Today’s post comes from Carolyn Szczepanski of the Alliance for Biking and Walking, an organization on our Steering Committee.
In 1996, two dozen bicycle and pedestrian advocacy leaders from across the nation met at the Thunderhead Ranch in Wyoming to share their experiences and strategize ways to build a powerful national movement.
From that small retreat, the Alliance for Biking & Walking was born (originally known as the Thunderhead Alliance).
It didn’t fit the standard mold. Inspired and empowered by their collective experiences as on-the-ground advocates, the founding group envisioned a new kind of organization — not one that lobbied Congress for federal funds or fought for bike lanes in specific communities, but one that existed solely to serve and strengthen grassroots leaders.

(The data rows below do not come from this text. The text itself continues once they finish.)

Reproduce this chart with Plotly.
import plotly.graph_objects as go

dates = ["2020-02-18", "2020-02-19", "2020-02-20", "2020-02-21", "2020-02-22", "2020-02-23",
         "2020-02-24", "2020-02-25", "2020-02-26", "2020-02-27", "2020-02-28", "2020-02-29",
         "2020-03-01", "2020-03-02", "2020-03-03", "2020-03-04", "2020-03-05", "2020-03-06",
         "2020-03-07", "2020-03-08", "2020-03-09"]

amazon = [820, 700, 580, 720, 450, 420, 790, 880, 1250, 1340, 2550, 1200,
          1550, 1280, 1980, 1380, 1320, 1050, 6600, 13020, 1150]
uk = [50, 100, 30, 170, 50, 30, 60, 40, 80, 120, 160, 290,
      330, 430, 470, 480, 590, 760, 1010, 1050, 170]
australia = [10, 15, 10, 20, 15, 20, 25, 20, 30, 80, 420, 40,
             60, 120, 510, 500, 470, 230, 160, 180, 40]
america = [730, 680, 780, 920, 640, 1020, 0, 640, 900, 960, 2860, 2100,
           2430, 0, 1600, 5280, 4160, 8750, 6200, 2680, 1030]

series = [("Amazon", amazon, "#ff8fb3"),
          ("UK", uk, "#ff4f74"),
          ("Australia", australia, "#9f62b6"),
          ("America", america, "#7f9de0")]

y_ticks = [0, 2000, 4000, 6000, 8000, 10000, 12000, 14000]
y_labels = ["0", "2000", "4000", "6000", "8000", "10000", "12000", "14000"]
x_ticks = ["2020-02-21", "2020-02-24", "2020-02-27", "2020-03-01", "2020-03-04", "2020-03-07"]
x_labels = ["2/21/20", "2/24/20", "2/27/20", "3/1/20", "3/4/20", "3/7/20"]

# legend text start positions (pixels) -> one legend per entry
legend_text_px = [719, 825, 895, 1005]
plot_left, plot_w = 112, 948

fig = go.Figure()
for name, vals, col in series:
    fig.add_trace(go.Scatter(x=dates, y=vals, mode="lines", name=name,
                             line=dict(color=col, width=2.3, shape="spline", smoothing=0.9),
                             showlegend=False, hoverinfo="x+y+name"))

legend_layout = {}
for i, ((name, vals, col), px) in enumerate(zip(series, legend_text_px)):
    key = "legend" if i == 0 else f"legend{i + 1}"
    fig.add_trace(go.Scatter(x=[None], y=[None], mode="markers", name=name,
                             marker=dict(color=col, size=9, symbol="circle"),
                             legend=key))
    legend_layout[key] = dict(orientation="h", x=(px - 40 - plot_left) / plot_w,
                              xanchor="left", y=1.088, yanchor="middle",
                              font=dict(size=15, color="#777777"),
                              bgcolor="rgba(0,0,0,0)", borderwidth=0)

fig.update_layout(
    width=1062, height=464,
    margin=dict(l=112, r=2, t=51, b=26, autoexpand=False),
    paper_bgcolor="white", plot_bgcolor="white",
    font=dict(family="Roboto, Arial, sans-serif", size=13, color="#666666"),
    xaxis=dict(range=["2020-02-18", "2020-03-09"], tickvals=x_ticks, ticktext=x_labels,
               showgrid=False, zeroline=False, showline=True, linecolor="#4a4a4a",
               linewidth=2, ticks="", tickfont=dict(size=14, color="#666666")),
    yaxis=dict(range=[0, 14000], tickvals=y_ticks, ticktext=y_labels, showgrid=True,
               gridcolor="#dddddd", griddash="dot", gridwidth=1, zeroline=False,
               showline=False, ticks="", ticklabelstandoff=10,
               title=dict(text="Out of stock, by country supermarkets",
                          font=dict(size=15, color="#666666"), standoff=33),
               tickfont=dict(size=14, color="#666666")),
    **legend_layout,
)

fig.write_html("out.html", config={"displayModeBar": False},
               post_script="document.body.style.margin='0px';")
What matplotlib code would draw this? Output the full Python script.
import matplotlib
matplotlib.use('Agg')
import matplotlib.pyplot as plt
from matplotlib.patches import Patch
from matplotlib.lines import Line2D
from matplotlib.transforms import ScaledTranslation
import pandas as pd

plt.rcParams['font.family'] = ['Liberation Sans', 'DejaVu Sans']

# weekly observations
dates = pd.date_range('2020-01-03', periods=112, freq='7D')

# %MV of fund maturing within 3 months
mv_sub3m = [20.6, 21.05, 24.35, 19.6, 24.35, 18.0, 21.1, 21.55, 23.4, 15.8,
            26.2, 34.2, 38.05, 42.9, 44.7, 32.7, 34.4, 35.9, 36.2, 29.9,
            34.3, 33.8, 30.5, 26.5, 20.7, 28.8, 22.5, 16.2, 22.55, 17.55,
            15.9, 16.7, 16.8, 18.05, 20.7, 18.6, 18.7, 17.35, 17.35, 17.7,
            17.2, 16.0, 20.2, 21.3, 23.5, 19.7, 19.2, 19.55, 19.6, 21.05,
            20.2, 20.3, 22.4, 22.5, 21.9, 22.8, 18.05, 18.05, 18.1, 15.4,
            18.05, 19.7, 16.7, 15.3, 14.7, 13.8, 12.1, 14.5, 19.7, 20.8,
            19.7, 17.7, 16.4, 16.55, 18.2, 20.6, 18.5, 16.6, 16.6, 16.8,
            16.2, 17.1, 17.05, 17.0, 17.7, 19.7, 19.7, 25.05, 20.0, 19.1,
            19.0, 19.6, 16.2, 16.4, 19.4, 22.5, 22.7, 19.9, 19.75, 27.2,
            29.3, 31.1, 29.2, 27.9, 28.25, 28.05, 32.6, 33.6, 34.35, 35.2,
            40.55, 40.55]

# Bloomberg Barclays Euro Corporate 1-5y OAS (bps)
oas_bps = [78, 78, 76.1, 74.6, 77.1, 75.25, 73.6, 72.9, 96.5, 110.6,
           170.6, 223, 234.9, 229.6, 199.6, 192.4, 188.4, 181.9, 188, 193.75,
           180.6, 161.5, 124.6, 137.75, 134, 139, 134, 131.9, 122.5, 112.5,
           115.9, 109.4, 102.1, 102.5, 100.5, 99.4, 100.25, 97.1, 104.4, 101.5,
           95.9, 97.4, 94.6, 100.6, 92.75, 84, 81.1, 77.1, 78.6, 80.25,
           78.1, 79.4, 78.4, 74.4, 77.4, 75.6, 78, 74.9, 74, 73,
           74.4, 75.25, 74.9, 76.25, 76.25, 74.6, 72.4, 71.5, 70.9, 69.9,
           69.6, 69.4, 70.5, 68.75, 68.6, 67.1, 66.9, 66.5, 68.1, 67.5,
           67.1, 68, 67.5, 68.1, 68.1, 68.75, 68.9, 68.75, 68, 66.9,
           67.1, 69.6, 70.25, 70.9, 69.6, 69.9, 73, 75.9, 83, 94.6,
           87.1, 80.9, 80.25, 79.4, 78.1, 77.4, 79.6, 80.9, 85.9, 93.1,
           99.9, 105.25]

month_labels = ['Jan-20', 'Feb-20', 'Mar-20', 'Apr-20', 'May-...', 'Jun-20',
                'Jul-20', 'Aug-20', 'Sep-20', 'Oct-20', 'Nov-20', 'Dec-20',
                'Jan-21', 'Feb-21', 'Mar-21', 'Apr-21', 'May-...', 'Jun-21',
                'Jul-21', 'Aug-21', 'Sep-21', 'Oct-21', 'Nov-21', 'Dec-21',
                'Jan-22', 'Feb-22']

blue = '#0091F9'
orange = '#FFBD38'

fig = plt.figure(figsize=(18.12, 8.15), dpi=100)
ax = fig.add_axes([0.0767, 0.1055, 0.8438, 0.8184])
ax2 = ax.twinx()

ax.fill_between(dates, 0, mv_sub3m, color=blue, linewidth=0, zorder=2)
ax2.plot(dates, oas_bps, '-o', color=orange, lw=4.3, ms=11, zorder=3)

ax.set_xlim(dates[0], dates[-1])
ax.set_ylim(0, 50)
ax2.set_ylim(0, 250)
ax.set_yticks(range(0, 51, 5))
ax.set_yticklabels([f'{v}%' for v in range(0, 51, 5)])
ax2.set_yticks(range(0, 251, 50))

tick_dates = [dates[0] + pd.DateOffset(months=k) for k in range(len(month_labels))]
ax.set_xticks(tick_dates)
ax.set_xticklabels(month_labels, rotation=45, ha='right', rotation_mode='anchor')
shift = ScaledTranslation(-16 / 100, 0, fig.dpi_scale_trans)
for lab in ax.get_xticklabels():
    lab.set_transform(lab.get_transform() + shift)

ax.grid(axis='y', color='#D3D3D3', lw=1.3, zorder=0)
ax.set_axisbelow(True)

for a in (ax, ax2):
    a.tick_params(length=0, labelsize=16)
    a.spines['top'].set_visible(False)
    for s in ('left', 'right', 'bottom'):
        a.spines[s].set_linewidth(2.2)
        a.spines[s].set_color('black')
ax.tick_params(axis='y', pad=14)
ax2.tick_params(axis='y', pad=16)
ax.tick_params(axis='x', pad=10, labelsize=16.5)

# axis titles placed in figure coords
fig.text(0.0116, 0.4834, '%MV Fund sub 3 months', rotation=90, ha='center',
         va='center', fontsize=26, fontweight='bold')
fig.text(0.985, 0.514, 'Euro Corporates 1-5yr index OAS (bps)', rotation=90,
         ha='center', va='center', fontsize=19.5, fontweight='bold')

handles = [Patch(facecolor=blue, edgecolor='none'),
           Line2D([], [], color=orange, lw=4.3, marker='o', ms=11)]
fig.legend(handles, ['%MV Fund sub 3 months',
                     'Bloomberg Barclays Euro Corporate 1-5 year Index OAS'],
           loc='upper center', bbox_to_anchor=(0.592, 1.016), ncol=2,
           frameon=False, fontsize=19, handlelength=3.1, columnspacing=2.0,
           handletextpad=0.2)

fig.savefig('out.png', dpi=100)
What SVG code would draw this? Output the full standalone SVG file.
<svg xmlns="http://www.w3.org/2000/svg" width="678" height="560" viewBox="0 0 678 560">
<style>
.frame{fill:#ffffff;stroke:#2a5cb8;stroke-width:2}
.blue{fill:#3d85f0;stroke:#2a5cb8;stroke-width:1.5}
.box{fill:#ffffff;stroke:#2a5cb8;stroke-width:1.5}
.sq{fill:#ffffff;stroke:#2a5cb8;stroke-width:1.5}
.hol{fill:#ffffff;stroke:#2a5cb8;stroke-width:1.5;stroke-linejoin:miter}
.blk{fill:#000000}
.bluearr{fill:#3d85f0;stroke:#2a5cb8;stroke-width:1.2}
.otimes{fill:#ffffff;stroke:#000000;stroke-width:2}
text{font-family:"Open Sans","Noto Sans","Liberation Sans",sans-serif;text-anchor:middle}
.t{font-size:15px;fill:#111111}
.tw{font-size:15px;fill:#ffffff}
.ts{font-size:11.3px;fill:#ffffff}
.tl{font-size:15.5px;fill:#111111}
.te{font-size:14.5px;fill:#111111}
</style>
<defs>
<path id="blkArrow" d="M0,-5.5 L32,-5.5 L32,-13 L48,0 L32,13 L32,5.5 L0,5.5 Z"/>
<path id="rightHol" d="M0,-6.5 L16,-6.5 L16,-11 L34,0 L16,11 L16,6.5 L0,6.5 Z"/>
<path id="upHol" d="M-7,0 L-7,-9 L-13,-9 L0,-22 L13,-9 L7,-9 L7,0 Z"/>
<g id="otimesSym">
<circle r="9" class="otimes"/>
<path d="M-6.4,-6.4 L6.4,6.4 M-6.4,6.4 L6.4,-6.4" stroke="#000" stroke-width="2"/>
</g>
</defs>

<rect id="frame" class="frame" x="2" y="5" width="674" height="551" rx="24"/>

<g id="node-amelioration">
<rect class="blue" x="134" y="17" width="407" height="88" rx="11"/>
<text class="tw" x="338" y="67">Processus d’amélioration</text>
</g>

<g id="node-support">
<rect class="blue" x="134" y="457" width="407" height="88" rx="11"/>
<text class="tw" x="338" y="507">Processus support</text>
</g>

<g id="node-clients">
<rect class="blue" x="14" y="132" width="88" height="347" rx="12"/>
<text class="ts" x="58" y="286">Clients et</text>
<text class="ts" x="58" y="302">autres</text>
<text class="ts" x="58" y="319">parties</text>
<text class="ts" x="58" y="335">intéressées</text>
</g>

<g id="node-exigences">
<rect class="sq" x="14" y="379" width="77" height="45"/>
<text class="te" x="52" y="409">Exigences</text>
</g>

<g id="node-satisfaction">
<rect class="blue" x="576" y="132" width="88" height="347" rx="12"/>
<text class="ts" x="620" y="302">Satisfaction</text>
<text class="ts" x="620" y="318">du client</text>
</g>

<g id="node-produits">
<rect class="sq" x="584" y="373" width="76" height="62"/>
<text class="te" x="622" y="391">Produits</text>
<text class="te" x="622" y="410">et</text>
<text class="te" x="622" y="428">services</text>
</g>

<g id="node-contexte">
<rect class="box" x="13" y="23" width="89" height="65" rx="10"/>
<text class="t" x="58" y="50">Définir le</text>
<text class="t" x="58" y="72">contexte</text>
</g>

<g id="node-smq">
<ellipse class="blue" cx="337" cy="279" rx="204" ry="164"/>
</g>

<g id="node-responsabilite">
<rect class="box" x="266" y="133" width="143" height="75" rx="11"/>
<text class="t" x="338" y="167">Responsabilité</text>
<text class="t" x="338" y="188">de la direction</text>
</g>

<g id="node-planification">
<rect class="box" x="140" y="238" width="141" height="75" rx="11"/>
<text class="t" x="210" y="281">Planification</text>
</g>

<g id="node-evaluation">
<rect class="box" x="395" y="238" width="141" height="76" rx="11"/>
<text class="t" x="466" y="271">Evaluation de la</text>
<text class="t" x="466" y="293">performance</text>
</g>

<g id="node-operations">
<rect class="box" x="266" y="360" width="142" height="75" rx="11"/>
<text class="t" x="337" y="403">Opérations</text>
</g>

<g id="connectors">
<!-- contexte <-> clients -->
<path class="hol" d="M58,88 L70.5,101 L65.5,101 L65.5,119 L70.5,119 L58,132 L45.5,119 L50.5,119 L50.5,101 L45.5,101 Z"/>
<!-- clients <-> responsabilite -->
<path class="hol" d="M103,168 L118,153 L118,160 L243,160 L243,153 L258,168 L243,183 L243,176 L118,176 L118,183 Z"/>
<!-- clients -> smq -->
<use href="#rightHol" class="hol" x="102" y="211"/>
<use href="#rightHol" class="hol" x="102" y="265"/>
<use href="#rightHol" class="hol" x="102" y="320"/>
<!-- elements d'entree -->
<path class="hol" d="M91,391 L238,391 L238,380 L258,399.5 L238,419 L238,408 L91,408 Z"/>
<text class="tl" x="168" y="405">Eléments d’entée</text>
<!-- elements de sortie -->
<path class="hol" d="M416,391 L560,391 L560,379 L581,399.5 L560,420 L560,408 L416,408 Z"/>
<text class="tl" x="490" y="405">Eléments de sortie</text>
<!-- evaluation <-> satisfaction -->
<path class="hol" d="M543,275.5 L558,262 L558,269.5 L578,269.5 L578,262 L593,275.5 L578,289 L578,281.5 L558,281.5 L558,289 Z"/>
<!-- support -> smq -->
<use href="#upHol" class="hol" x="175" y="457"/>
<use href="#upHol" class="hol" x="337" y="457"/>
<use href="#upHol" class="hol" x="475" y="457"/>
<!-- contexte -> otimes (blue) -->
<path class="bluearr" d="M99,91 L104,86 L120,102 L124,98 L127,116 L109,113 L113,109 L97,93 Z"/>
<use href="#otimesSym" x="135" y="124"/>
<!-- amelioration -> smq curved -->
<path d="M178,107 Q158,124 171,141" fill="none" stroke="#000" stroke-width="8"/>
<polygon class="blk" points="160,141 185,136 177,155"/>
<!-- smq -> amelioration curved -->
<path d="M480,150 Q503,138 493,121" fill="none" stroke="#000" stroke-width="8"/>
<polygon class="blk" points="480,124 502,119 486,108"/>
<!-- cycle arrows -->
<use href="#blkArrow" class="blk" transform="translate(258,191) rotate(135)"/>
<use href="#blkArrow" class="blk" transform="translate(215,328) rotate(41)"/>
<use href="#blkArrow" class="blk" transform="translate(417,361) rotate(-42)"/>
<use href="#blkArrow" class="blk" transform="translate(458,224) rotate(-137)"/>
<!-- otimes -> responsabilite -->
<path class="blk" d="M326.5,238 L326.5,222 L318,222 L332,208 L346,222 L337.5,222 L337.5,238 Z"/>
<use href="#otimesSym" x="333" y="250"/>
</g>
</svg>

In its first year, the Alliance had just 12 member organizations, but the idea took off fast. By training, assisting, and funding grassroots advocates, the Alliance supported new organizations and spurred the growth of established groups. In little more than a decade, our ranks have swelled to more than 160 local, state, and provincial advocacy organizations across North America.
Now, nearly fifteen years since that gathering in Wyoming, bicycle and pedestrian advocacy is no longer a fringe issue advanced by a handful of activists scattered across the country. We’ve matured into a professional, engaged movement that speaks with authority and stretches from coast to coast.
Like the Alliance, the concept of Complete Streets was born and raised by grassroots leaders.
A decade ago, local advocates pressed their government officials and city planners for “routine accommodation” of cyclists and pedestrians. While it sounded somewhat clumsy, routine accommodation was a transformative idea. It represented a holistic approach, ensuring all transportation projects were built or redesigned with facilities for users of all ages and abilities. But the term was uninspiring to decision makers. Worse, it was stale jargon to community members. To make meaningful progress, everyone knew we needed a vibrant phrase that captured the spirit of our vision. Positive and pro-active, “complete streets” became the new rallying cry — and caught fire fast.
The Alliance is a proud partner of the National Complete Streets Coalition because we share a common vision — streets that invite active transportation because they are safe, accessible and enjoyable for bicyclists and pedestrians. We rely on the Coalition to highlight best practices, centralize key resources, and lead the charge for complete streets at a federal level. We work closely with the Coalition, because we recognize Complete Streets campaigns are one of the most powerful tools for grassroots advocates to transform their communities and build their organization’s capacity.
It may not be a silver bullet, but, simply put, a well-written and enforced Complete Streets policy makes the advocate’s job easier. Instead of fighting for accommodation on each and every road construction or redesign, grassroots leaders have an avenue to shape the vision for their community and partner with their transportation officials to make it a reality.
Complete streets help grassroots advocates build partnerships, too. Health care professionals and environmental activists recognize the role of incomplete streets in fueling climate change and feeding an epidemic of obesity. Groups that advocate for students, seniors, and those with disabilities understand that complete streets liberate and empower citizens of all ages and abilities.
So it’s no surprise that complete streets is often the hottest topic at the Alliance’s Winning Campaigns Trainings. Participants are eager to use the three-day workshop to jumpstart a complete streets campaign in their community. They’re fired up to make their streets safer, rally more members, and build new relationships. And, thanks to the National Complete Streets Coalition, they know they’re part of an exciting, growing movement that spans the globe.